On 12/2/2024 8:08 pm, Roland Rosenfeld wrote:
Hi Brian!
On Mon, 12 Feb 2024, Brian Scott wrote:
The -p 1 option is still desirable for standard ntpd. The default is to do 4 probes which is overkill for xymon. You are right, but I'm not sure, whether there are still current systems using the original ntpd. FreeBSD includes it as part of the base system. I monitor quite a few FreeBSD systems. I have just checked a fresh install of ntpsec from source and can't see ntpdate being installed. Found this on the ntpsec site under Security Improvements:
- The deprecated and vulnerability-prone ntpdate program has been replaced with a shell wrapper around ntpdig. Its -e and -p options are not implemented. It is no longer documented, but can be found in the attic/ directory of the source distribution.
I notice that in the script the behaviour when it finds the -p option is to simply warn and ignore it:
p) echo "ntpdate: -p is no longer supported." >&2;;
So it's just a neatness thing. The script is undocumented (debian may have pinched their man page from standard ntp) and unlikely to ever be updated.
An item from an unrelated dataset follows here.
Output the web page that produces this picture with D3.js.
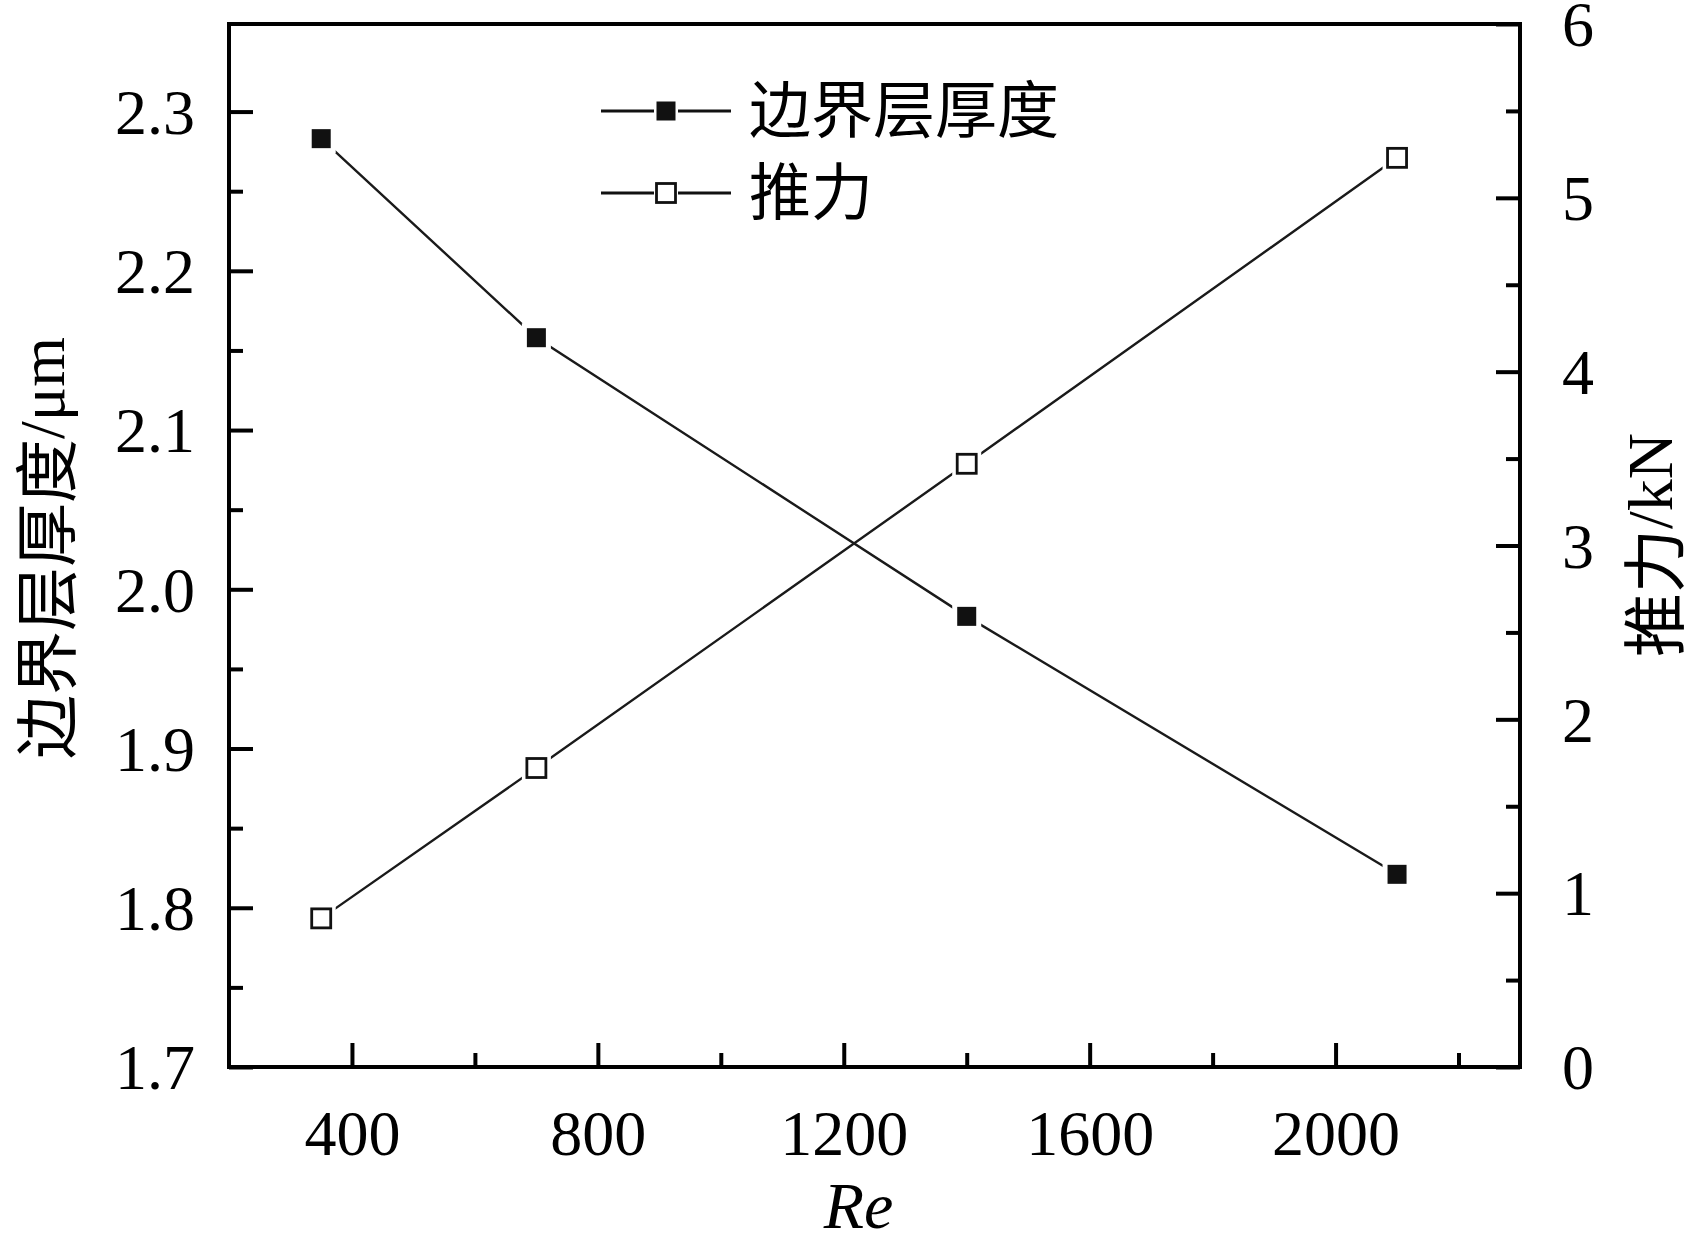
<!DOCTYPE html>
<html>
<head>
<meta charset="utf-8">
<script src="https://cdn.jsdelivr.net/npm/d3@7"></script>
<style>
  body { margin: 0; background: #fff; }
  .tick-label { font-family: "Liberation Serif", "Times New Roman", serif; font-size: 64px; fill: #000; }
  .cjk { font-family: "Noto Sans CJK SC", sans-serif; }
</style>
</head>
<body>
<div id="chart"></div>
<script>
// Re values and the two series
const reValues = [350, 700, 1400, 2100];
const thickness = [2.283, 2.158, 1.983, 1.821];   // 边界层厚度 / μm (left axis)
const thrust = [0.855, 1.72, 3.47, 5.23];          // 推力 / kN (right axis)

const xTicks = [400, 800, 1200, 1600, 2000];
const xMinor = [600, 1000, 1400, 1800, 2200];
const yLeftTicks = [1.7, 1.8, 1.9, 2.0, 2.1, 2.2, 2.3];
const yLeftMinor = [1.75, 1.85, 1.95, 2.05, 2.15, 2.25];
const yRightTicks = [0, 1, 2, 3, 4, 5, 6];
const yRightMinor = [0.5, 1.5, 2.5, 3.5, 4.5, 5.5];
const legendNames = ["边界层厚度", "推力"];

const W = 1684, H = 1238;
const margin = { top: 24, right: 164, bottom: 171, left: 229 };
const width = W - margin.left - margin.right;
const height = H - margin.top - margin.bottom;

const svg = d3.select("#chart").append("svg")
    .attr("width", W).attr("height", H);
const g = svg.append("g").attr("transform", "translate(" + margin.left + "," + margin.top + ")");

const xScale = d3.scaleLinear().domain([200, 2300]).range([0, width]);
const yLeft = d3.scaleLinear().domain([1.7, 2.355]).range([height, 0]);
const yRight = d3.scaleLinear().domain([0, 6]).range([height, 0]);

const MAJOR = 24, MINOR = 14;

// ticks point inward
function styleAxis(sel) {
    sel.select(".domain").remove();
    sel.selectAll(".tick line").attr("stroke", "#000").attr("stroke-width", 4);
    sel.selectAll(".tick text").attr("class", "tick-label").attr("fill", "#000");
}

// bottom axis
g.append("g").attr("transform", "translate(0," + height + ")")
    .call(d3.axisBottom(xScale).tickValues(xTicks).tickSize(-MAJOR).tickPadding(0).tickFormat(d3.format("d")))
    .call(styleAxis)
    .call(s => s.selectAll(".tick text").attr("dy", null).attr("y", 88));
g.append("g").attr("transform", "translate(0," + height + ")")
    .call(d3.axisBottom(xScale).tickValues(xMinor).tickSize(-MINOR).tickFormat(""))
    .call(styleAxis);

// left axis
g.append("g")
    .call(d3.axisLeft(yLeft).tickValues(yLeftTicks).tickSize(-MAJOR).tickPadding(34).tickFormat(d3.format(".1f")))
    .call(styleAxis)
    .call(s => s.selectAll(".tick text").attr("x", -34).attr("dy", "0.34em"));
g.append("g")
    .call(d3.axisLeft(yLeft).tickValues(yLeftMinor).tickSize(-MINOR).tickFormat(""))
    .call(styleAxis);

// right axis
g.append("g").attr("transform", "translate(" + width + ",0)")
    .call(d3.axisRight(yRight).tickValues(yRightTicks).tickSize(-MAJOR).tickFormat(d3.format("d")))
    .call(styleAxis)
    .call(s => s.selectAll(".tick text").attr("x", 42).attr("dy", "0.34em"));
g.append("g").attr("transform", "translate(" + width + ",0)")
    .call(d3.axisRight(yRight).tickValues(yRightMinor).tickSize(-MINOR).tickFormat(""))
    .call(styleAxis);

// frame
g.append("rect").attr("x", 0).attr("y", 0).attr("width", width).attr("height", height)
    .attr("fill", "none").attr("stroke", "#000").attr("stroke-width", 4);

const MS = 19;

function drawSeries(values, yScale, filled) {
    const pts = reValues.map((r, i) => [xScale(r), yScale(values[i])]);
    g.append("path")
        .attr("d", d3.line()(pts))
        .attr("fill", "none").attr("stroke", "#1a1a1a").attr("stroke-width", 2.4);
    // white halo leaves a small gap between line and marker
    g.selectAll(null).data(pts).join("rect")
        .attr("x", d => d[0] - MS / 2 - 5).attr("y", d => d[1] - MS / 2 - 5)
        .attr("width", MS + 10).attr("height", MS + 10).attr("fill", "#fff");
    g.selectAll(null).data(pts).join("rect")
        .attr("x", d => d[0] - MS / 2).attr("y", d => d[1] - MS / 2)
        .attr("width", MS).attr("height", MS)
        .attr("fill", filled ? "#111" : "#fff")
        .attr("stroke", "#111").attr("stroke-width", filled ? 0 : 2.8);
}

drawSeries(thickness, yLeft, true);
drawSeries(thrust, yRight, false);

// legend
const legend = svg.append("g");
const legRows = legendNames.map((name, i) => ({ name: name, filled: i === 0, y: 111 + i * 82 }));
legRows.forEach(d => {
    const row = legend.append("g").attr("transform", "translate(0," + d.y + ")");
    row.append("line").attr("x1", 601).attr("x2", 654).attr("y1", 0).attr("y2", 0)
        .attr("stroke", "#111").attr("stroke-width", 2.8);
    row.append("line").attr("x1", 678).attr("x2", 731).attr("y1", 0).attr("y2", 0)
        .attr("stroke", "#111").attr("stroke-width", 2.8);
    row.append("rect").attr("x", 666 - MS / 2).attr("y", -MS / 2).attr("width", MS).attr("height", MS)
        .attr("fill", d.filled ? "#111" : "#fff")
        .attr("stroke", "#111").attr("stroke-width", d.filled ? 0 : 2.8);
    row.append("text").attr("class", "cjk").attr("x", 749).attr("y", 0)
        .attr("dy", "0.36em").attr("font-size", 62).attr("fill", "#000")
        .text(d.name);
});

// axis titles
svg.append("text")
    .attr("x", margin.left + width / 2 - 16).attr("y", 1228)
    .attr("text-anchor", "middle")
    .style("font-family", "'Liberation Serif', serif").style("font-style", "italic")
    .attr("font-size", 66).text("Re");

const leftTitle = svg.append("text")
    .attr("transform", "translate(42,548) rotate(-90)")
    .attr("text-anchor", "middle").attr("dominant-baseline", "central")
    .attr("font-size", 64);
leftTitle.append("tspan").attr("class", "cjk").text("边界层厚度");
leftTitle.append("tspan").style("font-family", "'Liberation Serif', serif").text("/μm");

const rightTitle = svg.append("text")
    .attr("transform", "translate(1650,545) rotate(-90)")
    .attr("text-anchor", "middle").attr("dominant-baseline", "central")
    .attr("font-size", 64);
rightTitle.append("tspan").attr("class", "cjk").text("推力");
rightTitle.append("tspan").style("font-family", "'Liberation Serif', serif").text("/kN");
</script>
</body>
</html>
Not sure where this leaves us. I know others had similar problems when distros moved to chrony for ntp. Maybe we need a more generalised approach to different ntp implementations going forward. Maybe the best way for ntpsec users is to replace the ntpdate call with a final ntpdig call (which saves one shell script call). As far as I can see "ntpdate -u -q foo" with ntpsec-ntpdate wrapper simply calls "ntpdig -t 1 foo", so why not directly use this?
Agree 100%
i think using a discouraged wrapper like this makes no sense.
However, we still need some way to deal with the cases where the default is still the old ntp.
The attached rewritten patch implements this. Would you mind if I tried to generalise your patch to automatically detect which version to use and pick the correct options accordingly? A quick look at the code suggests changes to configure.server, a new script under build/ to detect which type of ntp is installed, and possibly changes to the various build/Makefile.* to set a per-OS default. Also I notice that the defaults when nothing is set in xymonserver.cfg are established in lib/environ.c but they would be quite messy to tinker with.